LUKE: And why do they need to rehearse it? It’s the same thing every year.
LORELAI: Come on Luke, please. It’s hard to imagine living somewhere else isn’t it?

These aren’t just background quirks, lending us an increased sense of familiarity with the town as we’re told over and over that these events unfold in the same, strange way every single year. They’re linchpins which hold key plot events in place. Both Jess and Dean tell Rory they love her, with less than positive consequences, during the supposedly romantic Founder’s Firelight Festivals. Rory’s romantic relationship with Jess speeds up when he bids on her basket at the Bid-on-a-Basket festival, which is also where Sookie and Jackson become engaged. Her relationship with Dean ends (the second time) in spectacular fashion at the Dance Marathon. Luke begins his romantic relationship with Lorelai when dancing with her amidst springtime decorations in the town square at Liz and TJ’s wedding. The list goes on.

The result is that the lives of our main characters, the lives of the smaller Stars Hollow characters, and small-town seasonal events are all inextricably linked to the same calendar. Particularly in the early seasons, every significant relationship, for both Rory and Lorelai, becomes rooted in the community of Stars Hollow. Public acts of citizenship and private expressions of love overlap. To live in Stars Hollow is to live every aspect of your life communally, communing with others, and with nature itself.

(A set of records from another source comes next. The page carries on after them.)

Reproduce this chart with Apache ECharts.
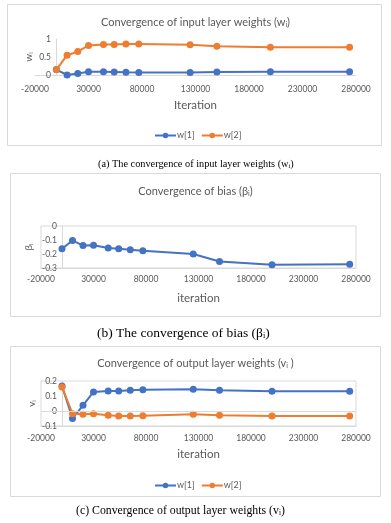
<!DOCTYPE html>
<html><head><meta charset="utf-8">
<script src="https://cdn.jsdelivr.net/npm/echarts@6/dist/echarts.min.js"></script>
<style>html,body{margin:0;padding:0;background:#fff}#c{width:391px;height:523px}</style>
</head><body><div id="c"></div>
<script>
const iterations = [0, 10000, 20000, 30000, 44000, 54000, 65000, 77000, 125000, 150000, 200000, 274000];
const inputW1 = [0.15, 0.0, 0.04, 0.09, 0.09, 0.085, 0.075, 0.07, 0.07, 0.085, 0.09, 0.09];
const inputW2 = [0.15, 0.55, 0.65, 0.82, 0.85, 0.85, 0.86, 0.86, 0.84, 0.80, 0.77, 0.77];
const bias = [-0.163, -0.103, -0.14, -0.137, -0.157, -0.163, -0.17, -0.177, -0.2, -0.254, -0.277, -0.274];
const outputW1 = [0.167, -0.05, 0.038, 0.127, 0.133, 0.133, 0.138, 0.142, 0.145, 0.138, 0.131, 0.131];
const outputW2 = [0.16, -0.018, -0.022, -0.018, -0.029, -0.033, -0.033, -0.031, -0.022, -0.029, -0.033, -0.033];
const legendNames = ['w[1]', 'w[2]'];
const xTicks = {min: -20000, max: 280000, interval: 50000};

const pairs = v => iterations.map((x, i) => [x, v[i]]);
const BLUE = '#4472C4', ORANGE = '#ED7D31', GRAY = '#595959', LINE = '#D9D9D9';
const FONT = 'Lato';

function xAxis(idx, margin, gap, name, onZero) {
  return {
    type: 'value', gridIndex: idx, min: xTicks.min, max: xTicks.max, interval: xTicks.interval,
    name: name, nameLocation: 'middle', nameGap: gap, nameMoveOverlap: false,
    nameTextStyle: {color: GRAY, fontSize: 11.5, fontFamily: FONT},
    axisLine: {show: true, onZero: onZero, lineStyle: {color: LINE}},
    axisTick: {show: false}, splitLine: {show: false},
    axisLabel: {color: GRAY, fontSize: 8.5, fontFamily: FONT, margin: margin, showMinLabel: true, showMaxLabel: true,
      formatter: v => String(v)}
  };
}
function yAxis(idx, min, max, interval, nameRich, gap) {
  return {
    type: 'value', gridIndex: idx, min: min, max: max, interval: interval,
    name: nameRich, nameLocation: 'middle', nameGap: gap, nameMoveOverlap: false,
    nameTextStyle: {color: GRAY, fontSize: 10, fontFamily: FONT,
      rich: {n: {fontSize: 10, color: GRAY, fontFamily: FONT}, s: {fontSize: 6, color: GRAY, fontFamily: FONT, verticalAlign: 'bottom'}}},
    axisLine: {show: true, onZero: true, lineStyle: {color: LINE}},
    axisTick: {show: false}, splitLine: {show: false},
    axisLabel: {color: GRAY, fontSize: 8.5, fontFamily: FONT, margin: -16}
  };
}
function line(name, data, color, xi, extra) {
  return Object.assign({
    type: 'line', name: name, data: data, xAxisIndex: xi, yAxisIndex: xi,
    symbol: 'circle', symbolSize: 7, showSymbol: true,
    itemStyle: {color: color}, lineStyle: {color: color, width: 2}, animation: false
  }, extra || {});
}
const titleRich = {t: {fontSize: 11, color: GRAY, fontFamily: FONT, fontWeight: 'normal'}, s: {fontSize: 7, color: GRAY, fontFamily: FONT, fontWeight: 'normal', verticalAlign: 'bottom'}};
const capRich = sz => ({t: {fontSize: sz, color: '#000', fontFamily: 'Liberation Serif', fontWeight: 'normal'}, s: {fontSize: sz * 0.62, color: '#000', fontFamily: 'Liberation Serif', fontWeight: 'normal', verticalAlign: 'bottom'}});
const tStyle = rich => ({fontWeight: 'normal', rich: rich});
const legendStyle = top => ({data: legendNames, top: top, left: 149, align: 'left', itemWidth: 21, itemHeight: 7, itemGap: 6,
  textStyle: {color: GRAY, fontSize: 9, fontFamily: FONT, padding: [0, 0, 0, -4]}});
const gridBase = {outerBoundsMode: 'none', containLabel: false};

const chart = echarts.init(document.getElementById('c'), null, {renderer: 'canvas'});
chart.setOption({
  animation: false,
  backgroundColor: '#fff',
  graphic: [
    {type: 'rect', shape: {x: 7.5, y: 4.5, width: 374, height: 141}, style: {fill: 'none', stroke: LINE, lineWidth: 1}},
    {type: 'rect', shape: {x: 10.5, y: 173.5, width: 370, height: 143}, style: {fill: 'none', stroke: LINE, lineWidth: 1}},
    {type: 'rect', shape: {x: 10.5, y: 346.5, width: 370, height: 150}, style: {fill: 'none', stroke: LINE, lineWidth: 1}}
  ],
  title: [
    {text: '{t|Convergence of input layer weights (w}{s|i}{t|)}', left: 'center', top: 12, textStyle: tStyle(titleRich)},
    {text: '{t|Convergence of bias (β}{s|i}{t|)}', left: 'center', top: 181, textStyle: tStyle(titleRich)},
    {text: '{t|Convergence of output layer weights (v}{s|i}{t| )}', left: 'center', top: 353, textStyle: tStyle(titleRich)},
    {text: '{t|(a) The convergence of input layer weights (w}{s|i}{t|)}', left: 93, top: 154, textStyle: tStyle(capRich(10.3))},
    {text: '{t|(b) The convergence of bias (β}{s|i}{t|)}', left: 92, top: 321, textStyle: tStyle(capRich(13.5))},
    {text: '{t|(c) Convergence of output layer weights (v}{s|i}{t|)}', left: 71, top: 500, textStyle: tStyle(capRich(11.8))}
  ],
  legend: [legendStyle(126), legendStyle(476)],
  grid: [
    Object.assign({left: 35, top: 39, width: 321, height: 36}, gridBase),
    Object.assign({left: 41, top: 226, width: 315, height: 42, show: true, borderColor: LINE, borderWidth: 1}, gridBase),
    Object.assign({left: 41, top: 381, width: 315, height: 45, show: true, borderColor: LINE, borderWidth: 1}, gridBase)
  ],
  xAxis: [
    xAxis(0, 10, 24, 'Iteration', true),
    xAxis(1, 7, 24, 'iteration', false),
    xAxis(2, 8, 22, 'iteration', false)
  ],
  yAxis: [
    yAxis(0, 0, 1, 0.5, '{n|w}{s|i}', 1),
    yAxis(1, -0.3, 0, 0.1, '{n|β}{s|i}', 7),
    yAxis(2, -0.1, 0.2, 0.1, '{n|v}{s|i}', 4)
  ],
  series: [
    line('w[1]', pairs(inputW1), BLUE, 0),
    line('w[2]', pairs(inputW2), ORANGE, 0),
    line('bias', pairs(bias), BLUE, 1),
    line('w[1]', pairs(outputW1), BLUE, 2, {
      markLine: {silent: true, symbol: ['none', 'none'], label: {show: false},
        lineStyle: {color: LINE, type: 'solid', width: 1}, data: [{yAxis: 0}]}
    }),
    line('w[2]', pairs(outputW2), ORANGE, 2)
  ]
});
</script></body></html>
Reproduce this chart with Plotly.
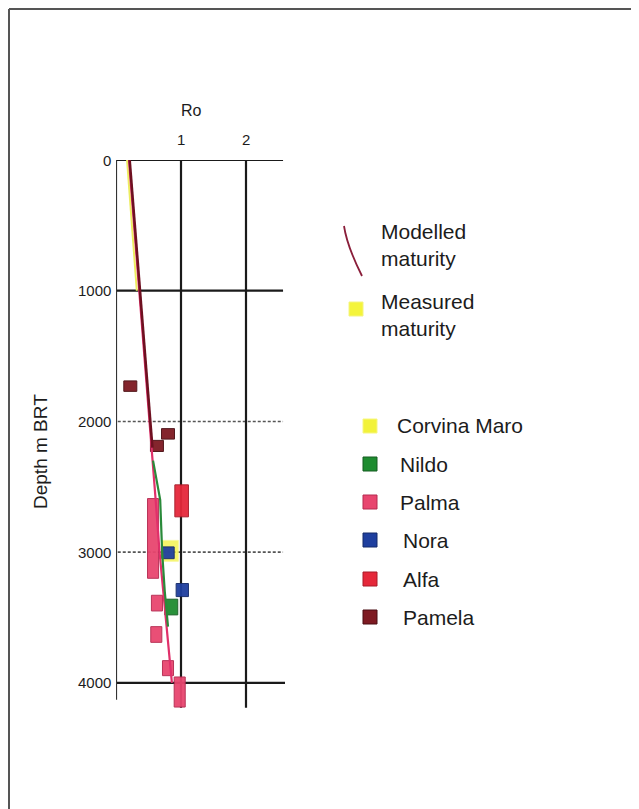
import plotly.graph_objects as go

# ---------------- data ----------------
depth_ticks = [0, 1000, 2000, 3000, 4000]
depth_labels = ["0", "1000", "2000", "3000", "4000"]
ro_ticks = [1, 2]
ro_labels = ["1", "2"]

series = ["Corvina Maro", "Nildo", "Palma", "Nora", "Alfa", "Pamela"]
colors = {"Corvina Maro": "#f2f23a", "Nildo": "#1e8c30", "Palma": "#e8466f",
          "Nora": "#1f3f9f", "Alfa": "#e5283a", "Pamela": "#7e1a22"}
edge = {"Corvina Maro": "#f6f680", "Nildo": "#145c20", "Palma": "#b52a50",
        "Nora": "#142a6a", "Alfa": "#a81a28", "Pamela": "#4a0d12"}

# measured maturity samples: Ro, top depth, bottom depth
meas_ro = {
    "Corvina Maro": [0.83],
    "Nildo": [0.85],
    "Palma": [0.57, 0.63, 0.62, 0.80, 0.98],
    "Nora": [0.80, 1.02],
    "Alfa": [1.01],
    "Pamela": [0.22, 0.80, 0.63],
}
meas_top = {
    "Corvina Maro": [2910],
    "Nildo": [3360],
    "Palma": [2590, 3330, 3570, 3830, 3955],
    "Nora": [2960, 3240],
    "Alfa": [2485],
    "Pamela": [1690, 2055, 2145],
}
meas_bot = {
    "Corvina Maro": [3070],
    "Nildo": [3480],
    "Palma": [3200, 3450, 3690, 3945, 4185],
    "Nora": [3050, 3340],
    "Alfa": [2730],
    "Pamela": [1770, 2135, 2230],
}
meas_w = {"Corvina Maro": 0.26, "Nildo": 0.2, "Palma": 0.17, "Nora": 0.19,
          "Alfa": 0.21, "Pamela": 0.2}

# modelled maturity curves
model_names = ["Corvina Maro", "Palma", "Nildo", "Pamela"]
model_depth = {
    "Corvina Maro": [0, 500, 1000],
    "Pamela": [0, 1000, 2000, 2200],
    "Palma": [0, 1000, 2000, 2300, 2600, 3000, 3500, 4000],
    "Nildo": [2300, 2600, 3000, 3300, 3570],
}
model_ro = {
    "Corvina Maro": [0.17, 0.24, 0.32],
    "Pamela": [0.21, 0.37, 0.52, 0.56],
    "Palma": [0.20, 0.36, 0.52, 0.57, 0.61, 0.67, 0.76, 0.86],
    "Nildo": [0.57, 0.68, 0.71, 0.75, 0.80],
}
model_col = {"Corvina Maro": "#eded60", "Pamela": "#6e1020",
             "Palma": "#e0306a", "Nildo": "#2a8a3a"}
model_w = {"Corvina Maro": 2.0, "Pamela": 2.6, "Palma": 2.2, "Nildo": 2.2}

# ---------------- figure ----------------
OFF = 8                    # page body margin
W, H = 639 - OFF, 809 - OFF
PL, PR, PT, PB = 116, 285, 160, 709   # plot area in page pixels
L, R, T, B = PL - OFF, PR - OFF, PT - OFF, PB - OFF
XR = [0, 2.6]
YR = [4200, 0]
FONT = "Liberation Sans, Arial, sans-serif"
TXT = "#1c1c1c"

fig = go.Figure()

for s in model_names:
    fig.add_trace(go.Scatter(x=model_ro[s], y=model_depth[s], mode="lines",
                             line=dict(color=model_col[s], width=model_w[s]),
                             showlegend=False, hoverinfo="skip"))

order = ["Corvina Maro", "Palma", "Alfa", "Pamela", "Nildo", "Nora"]
for s in order:
    tops = meas_top[s]
    bots = meas_bot[s]
    fig.add_trace(go.Bar(x=meas_ro[s], base=tops,
                         y=[b - t for t, b in zip(tops, bots)],
                         width=[meas_w[s]] * len(tops),
                         marker=dict(color=colors[s], line=dict(color=edge[s], width=1)),
                         opacity=0.95 if s != "Corvina Maro" else 0.75,
                         name=s, showlegend=False, hoverinfo="skip"))


def px(xp):
    return (xp - PL) / (PR - PL)


def py(yp):
    return 1 - (yp - PT) / (PB - PT)


shapes = []
for d in depth_ticks:
    dashed = d in (2000, 3000)
    shapes.append(dict(type="line", xref="x", yref="y", x0=-0.05,
                       x1=2.62 if d == 4000 else 2.57, y0=d, y1=d,
                       line=dict(color="#555555" if dashed else "#1a1a1a",
                                 width=1.6 if dashed else 2.2,
                                 dash="3px,2px" if dashed else "solid"),
                       layer="below"))
shapes.append(dict(type="line", xref="x", yref="y", x0=0, x1=0, y0=0, y1=4130,
                   line=dict(color="#333333", width=2.2), layer="below"))
for r in ro_ticks:
    shapes.append(dict(type="line", xref="x", yref="y", x0=r, x1=r, y0=0, y1=4190,
                       line=dict(color="#1a1a1a", width=2.2), layer="below"))

# outer frame (left and top edges of the scanned figure)
shapes.append(dict(type="line", xref="paper", yref="paper",
                   x0=px(9), x1=px(9), y0=py(OFF + 1), y1=py(809),
                   line=dict(color="#555555", width=2)))
shapes.append(dict(type="line", xref="paper", yref="paper",
                   x0=px(9), x1=px(639), y0=py(OFF + 1), y1=py(OFF + 1),
                   line=dict(color="#555555", width=2)))

# legend: modelled line icon
shapes.append(dict(type="path", xref="paper", yref="paper",
                   path=f"M {px(344)},{py(226)} Q {px(347)},{py(246)} {px(362)},{py(276)}",
                   line=dict(color="#8a1e3a", width=1.8)))
# measured square
shapes.append(dict(type="rect", xref="paper", yref="paper",
                   x0=px(349), x1=px(363), y0=py(302), y1=py(316),
                   fillcolor="#f4f43a", line=dict(color="#f4f480", width=1)))

annotations = []
annotations.append(dict(xref="paper", yref="paper", x=px(379), y=py(245), xanchor="left",
                        yanchor="middle", text="Modelled<br>maturity", showarrow=False, align="left",
                        font=dict(family=FONT, size=21, color=TXT)))
annotations.append(dict(xref="paper", yref="paper", x=px(379), y=py(315), xanchor="left",
                        yanchor="middle", text="Measured<br>maturity", showarrow=False, align="left",
                        font=dict(family=FONT, size=21, color=TXT)))

leg_y = [426, 464, 502, 540, 579, 617]
leg_tx = [395, 398, 398, 401, 401, 401]
for s, yy, tx in zip(series, leg_y, leg_tx):
    shapes.append(dict(type="rect", xref="paper", yref="paper",
                       x0=px(363), x1=px(377), y0=py(yy - 7), y1=py(yy + 7),
                       fillcolor=colors[s], line=dict(color=edge[s], width=1)))
    annotations.append(dict(xref="paper", yref="paper", x=px(tx), y=py(yy), xanchor="left",
                            yanchor="middle", text=s, showarrow=False,
                            font=dict(family=FONT, size=21, color=TXT)))

# axis labels
for d, lab in zip(depth_ticks, depth_labels):
    annotations.append(dict(xref="paper", yref="y", x=0, y=d, xanchor="right", yanchor="middle",
                            xshift=-3, text=lab, showarrow=False,
                            font=dict(family=FONT, size=15, color=TXT)))
for r, lab in zip(ro_ticks, ro_labels):
    annotations.append(dict(xref="x", yref="paper", x=r, y=1, xanchor="center", yanchor="bottom",
                            yshift=10, text=lab, showarrow=False,
                            font=dict(family=FONT, size=15, color=TXT)))
annotations.append(dict(xref="paper", yref="paper", x=px(191), y=py(110), xanchor="center",
                        yanchor="middle", text="Ro", showarrow=False,
                        font=dict(family=FONT, size=16, color=TXT)))
annotations.append(dict(xref="paper", yref="paper", x=px(40), y=py(452), xanchor="center",
                        yanchor="middle", text="Depth m BRT", showarrow=False, textangle=-90,
                        font=dict(family=FONT, size=19, color=TXT)))

fig.update_layout(
    width=W, height=H,
    margin=dict(l=L, r=W - R, t=T, b=H - B, pad=0),
    paper_bgcolor="white", plot_bgcolor="white",
    barmode="overlay",
    xaxis=dict(range=XR, showgrid=False, zeroline=False, showline=False,
               showticklabels=False, ticks="", fixedrange=True),
    yaxis=dict(range=YR, showgrid=False, zeroline=False, showline=False,
               showticklabels=False, ticks="", fixedrange=True),
    shapes=shapes, annotations=annotations,
    font=dict(family=FONT),
)

fig.write_html("out.html")
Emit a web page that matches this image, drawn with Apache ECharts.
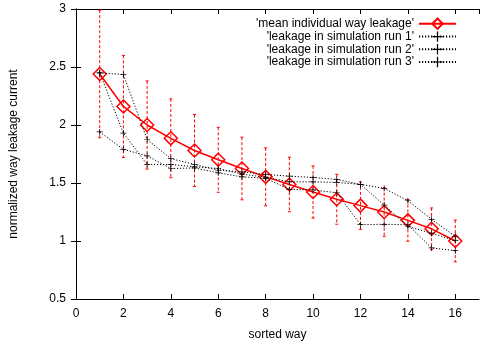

LORELAI: Do you know that the best things in my life have happened when it snowed?
RORY: Why, yes, I do.
LORELAI: My best birthday.
RORY: Your first kiss.
LORELAI: Your first steps. They all happened when it snowed.

***

The seasonal structure of the show also brings with it a sense of inevitability, as, in the midst of these reliable annual ceremonies, Gilmore Girls explores ideas of inheritance across the generations. In the grand houses of Emily and Richard’s world (and Lorelai, Christopher and Logan’s youths) inheritance both metaphorical and literal is an encouraged part of family life: but it feels forced and uncomfortable, restricting individuality in favour of decorum and reputation. In Stars Hollow, inheritance functions in a different, but no less crucial, way: more subtle and natural, as constant and eternal as the circles of life. For children who grow up with their parents in Stars Hollow, inheritance seems predestined, even if it didn’t seem so to the characters it affects.  

Many characters are surprised by what they inherit from their parents: Luke never expected to care so much for his father’s old hardware store, Lane is shocked to discover that after years of aching to break out of her mother’s conservative ideals, she’s not comfortable with having sex before marriage. Jess never thought he would pick up a book on intimacy from his uncle Luke, let alone read it sincerely, nor to learn so much valuable advice from him about communication in relationships.

LUKE: You do not want to grow up to be like your mom.
RORY: Sorry, too late.

Of course, that sense of inescapable legacies is taken to extremes in Rory and Lorelai’s relationship: in the very first episode, Lorelai exclaims to her daughter, “After all, you’re me!” While Rory at 16 is, in some ways, a vision of everything Lorelai at 16 was not (responsible, excited by her education, chaste, keeping a constant, serious eye on her future), as the series unfolds, that changes, as Rory becomes more impulsive, reckless and romantic. Viewers are relentlessly confronted by parallels between Rory and Lorelai’s romantic choices: Christopher is to Lorelai as Logan is to Rory, Luke is to Lorelai as Jess is to Rory. Seasons change, Gilmores stay the same.

LORELAI: He kind of looks like Christopher.
LUKE: The grocery kid?
LORELAI: Yeah. He looks like Christopher.
LUKE: And Christopher is Rory’s dad?
LORELAI: The hair, the build, something about the eyes. He reminds me of Christopher.
LUKE: Well that’s not too surprising.
LORELAI: You’re going to quote Freud to me? ’Cause I’ll push you in front of a moving car. This talk was going so well.
LUKE: You and Rory are a lot alike. It’s not surprising you would have similar tastes in men.

It is an inexorable, unavoidable logic, then, that sees Gilmore Girls: A Year in the Life, a show with more interest in the unfolding seasons and the passage of time than ever, that sees Rory finally become her mother. The show’s much-anticipated final four words (“Mom,” “Yeah?” “I’m pregnant”) see Rory at 32, the same age as her mother when the series began, in a similar position to her mother at 16: single, pregnant, unfocused in her career. Some found it frustratingly obvious and pessimistic, others found it optimistic and apt. I’d sum it up in the same way Lorelai comments on her repeating circumstances with her own mother: with a grimly ironic toast “to the circle of life”.

But however you feel about the ending, Gilmore Girls has pulled off one impressive feat. As Lorelai and Rory sit together in the bandstand, and the show cuts to black, it doesn’t feel like the show has ended at all. The fictional landscape of Stars Hollow has a life that extends beyond the screen, as inevitable as the seasons themselves.